Stated goal
Single out the lines of the material that contain "this" and copy them.

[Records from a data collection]
[Start]

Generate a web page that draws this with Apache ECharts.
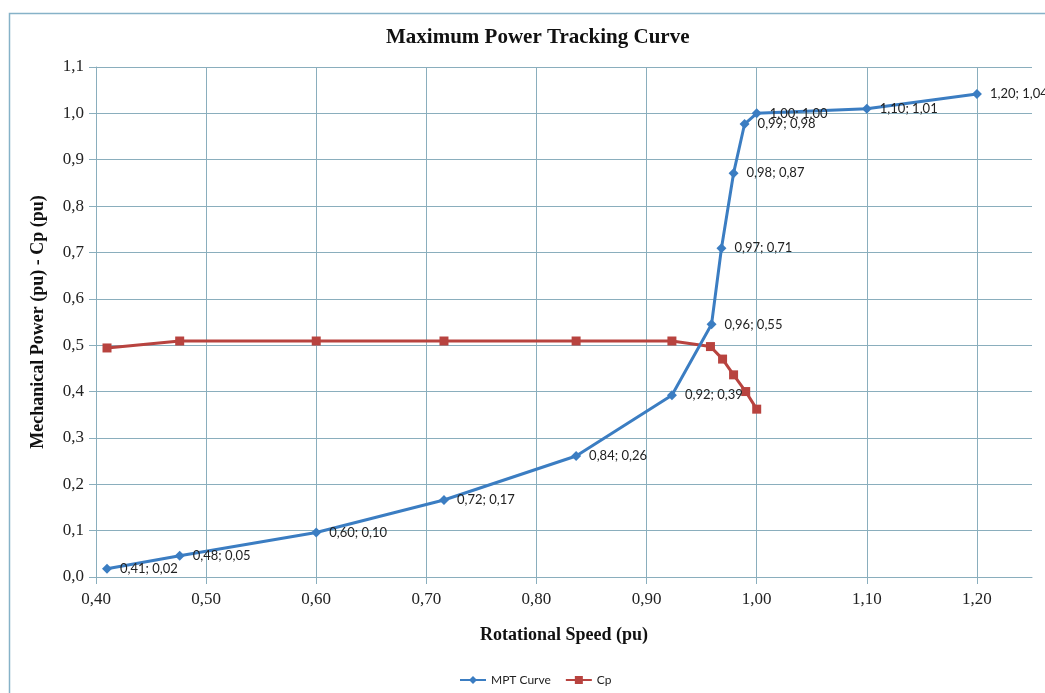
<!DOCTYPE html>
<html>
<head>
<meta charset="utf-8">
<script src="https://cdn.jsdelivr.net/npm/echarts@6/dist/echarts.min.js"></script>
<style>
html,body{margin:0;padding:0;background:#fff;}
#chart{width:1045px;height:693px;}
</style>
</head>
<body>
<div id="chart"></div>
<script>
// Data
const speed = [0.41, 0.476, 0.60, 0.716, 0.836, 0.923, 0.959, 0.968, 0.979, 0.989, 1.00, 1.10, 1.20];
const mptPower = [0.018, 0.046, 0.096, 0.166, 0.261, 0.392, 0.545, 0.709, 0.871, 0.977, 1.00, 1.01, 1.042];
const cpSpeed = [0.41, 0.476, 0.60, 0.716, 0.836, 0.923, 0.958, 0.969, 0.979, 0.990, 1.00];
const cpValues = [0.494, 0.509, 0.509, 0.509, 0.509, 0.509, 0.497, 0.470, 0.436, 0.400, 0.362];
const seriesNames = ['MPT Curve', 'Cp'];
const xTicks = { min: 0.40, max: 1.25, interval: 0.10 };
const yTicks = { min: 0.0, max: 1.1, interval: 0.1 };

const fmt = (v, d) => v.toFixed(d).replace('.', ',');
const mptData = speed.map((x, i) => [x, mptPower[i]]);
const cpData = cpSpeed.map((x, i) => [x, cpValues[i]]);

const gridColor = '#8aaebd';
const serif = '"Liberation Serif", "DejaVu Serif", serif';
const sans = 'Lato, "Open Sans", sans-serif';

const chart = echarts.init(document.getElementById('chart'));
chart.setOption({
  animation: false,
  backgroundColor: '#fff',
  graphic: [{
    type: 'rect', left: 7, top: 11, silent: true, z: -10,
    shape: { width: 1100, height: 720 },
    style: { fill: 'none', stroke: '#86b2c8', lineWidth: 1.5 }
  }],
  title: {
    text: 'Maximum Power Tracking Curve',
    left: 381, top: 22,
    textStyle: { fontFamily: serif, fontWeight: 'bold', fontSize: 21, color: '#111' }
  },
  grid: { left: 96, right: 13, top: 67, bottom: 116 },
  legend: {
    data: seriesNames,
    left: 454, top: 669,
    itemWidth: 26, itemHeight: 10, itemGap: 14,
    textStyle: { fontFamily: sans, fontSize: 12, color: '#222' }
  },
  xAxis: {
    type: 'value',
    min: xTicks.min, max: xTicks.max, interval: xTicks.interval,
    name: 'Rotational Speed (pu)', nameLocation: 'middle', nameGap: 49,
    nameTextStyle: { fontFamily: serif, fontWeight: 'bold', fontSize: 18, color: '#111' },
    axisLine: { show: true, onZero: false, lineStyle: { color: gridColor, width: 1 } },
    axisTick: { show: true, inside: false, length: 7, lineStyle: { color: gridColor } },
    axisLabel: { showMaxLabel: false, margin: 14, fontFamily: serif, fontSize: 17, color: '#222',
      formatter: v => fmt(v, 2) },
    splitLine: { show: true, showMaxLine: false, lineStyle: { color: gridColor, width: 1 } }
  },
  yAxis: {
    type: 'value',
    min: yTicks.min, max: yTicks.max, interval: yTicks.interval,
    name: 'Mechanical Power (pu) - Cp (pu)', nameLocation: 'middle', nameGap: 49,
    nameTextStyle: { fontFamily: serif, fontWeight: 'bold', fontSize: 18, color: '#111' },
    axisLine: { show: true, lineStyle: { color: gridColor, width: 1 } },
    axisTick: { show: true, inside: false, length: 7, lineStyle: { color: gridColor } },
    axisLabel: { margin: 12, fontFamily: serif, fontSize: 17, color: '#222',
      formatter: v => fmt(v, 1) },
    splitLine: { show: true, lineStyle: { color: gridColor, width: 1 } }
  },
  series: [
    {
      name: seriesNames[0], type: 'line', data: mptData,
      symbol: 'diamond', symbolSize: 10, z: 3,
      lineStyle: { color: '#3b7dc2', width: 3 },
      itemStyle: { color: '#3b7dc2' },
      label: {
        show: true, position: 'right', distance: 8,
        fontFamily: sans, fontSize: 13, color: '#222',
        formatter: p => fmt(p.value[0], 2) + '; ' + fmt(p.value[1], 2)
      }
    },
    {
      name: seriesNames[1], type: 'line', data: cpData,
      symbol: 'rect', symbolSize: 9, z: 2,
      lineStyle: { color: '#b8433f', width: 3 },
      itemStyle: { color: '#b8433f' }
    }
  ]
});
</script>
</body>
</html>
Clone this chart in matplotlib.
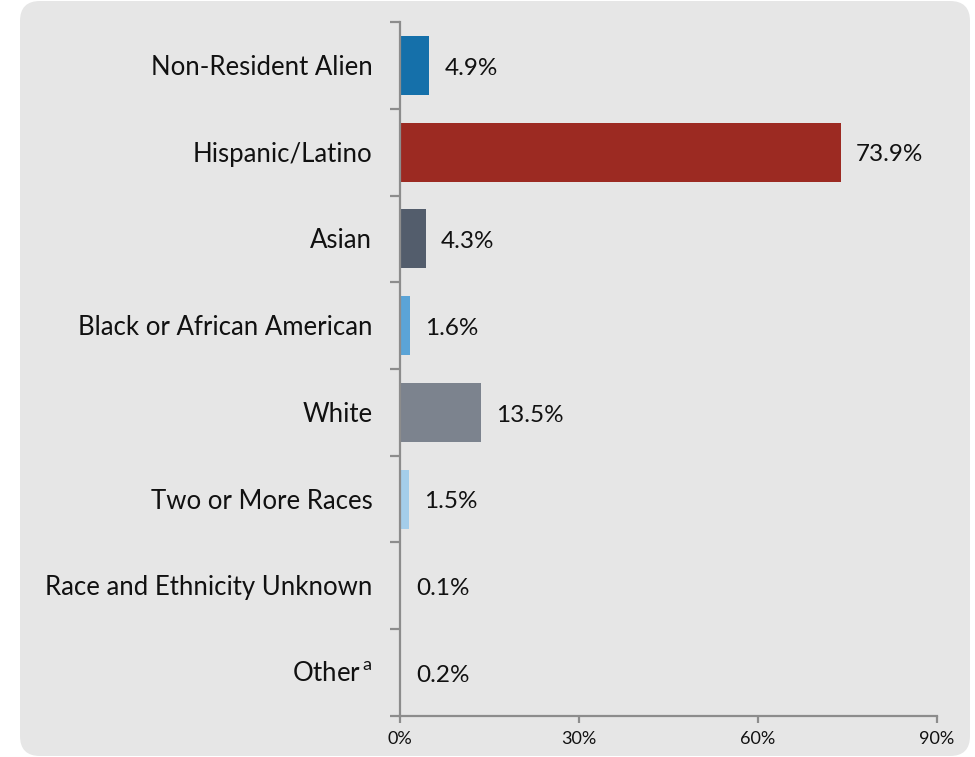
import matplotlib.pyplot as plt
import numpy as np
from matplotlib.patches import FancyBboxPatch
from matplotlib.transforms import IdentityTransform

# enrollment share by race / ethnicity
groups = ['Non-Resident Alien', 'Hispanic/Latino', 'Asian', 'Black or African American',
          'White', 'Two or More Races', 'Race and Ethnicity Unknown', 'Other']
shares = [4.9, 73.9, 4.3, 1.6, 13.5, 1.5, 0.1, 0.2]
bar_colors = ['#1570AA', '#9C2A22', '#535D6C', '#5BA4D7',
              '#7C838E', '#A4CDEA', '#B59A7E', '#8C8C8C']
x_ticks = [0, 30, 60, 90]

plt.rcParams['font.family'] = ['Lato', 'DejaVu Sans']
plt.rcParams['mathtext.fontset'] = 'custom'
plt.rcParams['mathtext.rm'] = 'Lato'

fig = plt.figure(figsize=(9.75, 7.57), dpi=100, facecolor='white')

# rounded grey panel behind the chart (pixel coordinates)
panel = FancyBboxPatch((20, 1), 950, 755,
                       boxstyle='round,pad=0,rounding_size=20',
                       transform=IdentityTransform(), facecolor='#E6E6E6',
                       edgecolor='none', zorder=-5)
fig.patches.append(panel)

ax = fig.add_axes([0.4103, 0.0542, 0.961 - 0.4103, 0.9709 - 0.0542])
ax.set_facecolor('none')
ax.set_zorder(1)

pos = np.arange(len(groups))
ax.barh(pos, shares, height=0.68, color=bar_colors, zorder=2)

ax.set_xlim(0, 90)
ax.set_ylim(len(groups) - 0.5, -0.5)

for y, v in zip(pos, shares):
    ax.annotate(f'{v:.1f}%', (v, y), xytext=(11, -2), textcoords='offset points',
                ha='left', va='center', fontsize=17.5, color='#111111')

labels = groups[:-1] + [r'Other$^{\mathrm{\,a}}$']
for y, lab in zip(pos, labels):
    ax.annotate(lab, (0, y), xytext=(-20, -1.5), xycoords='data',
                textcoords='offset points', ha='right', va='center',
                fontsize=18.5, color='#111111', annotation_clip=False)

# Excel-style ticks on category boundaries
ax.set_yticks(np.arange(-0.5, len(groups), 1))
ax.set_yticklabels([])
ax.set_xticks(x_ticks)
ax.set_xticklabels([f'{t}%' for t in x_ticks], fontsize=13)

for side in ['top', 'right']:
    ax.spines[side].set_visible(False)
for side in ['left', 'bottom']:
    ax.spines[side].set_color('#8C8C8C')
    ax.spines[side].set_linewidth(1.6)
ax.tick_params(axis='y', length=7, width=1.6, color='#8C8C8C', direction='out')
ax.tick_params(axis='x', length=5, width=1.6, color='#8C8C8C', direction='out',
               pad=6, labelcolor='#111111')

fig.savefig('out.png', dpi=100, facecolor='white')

[End]

Output
Generate a web page that draws this with Apache ECharts.
Clone this chart in matplotlib.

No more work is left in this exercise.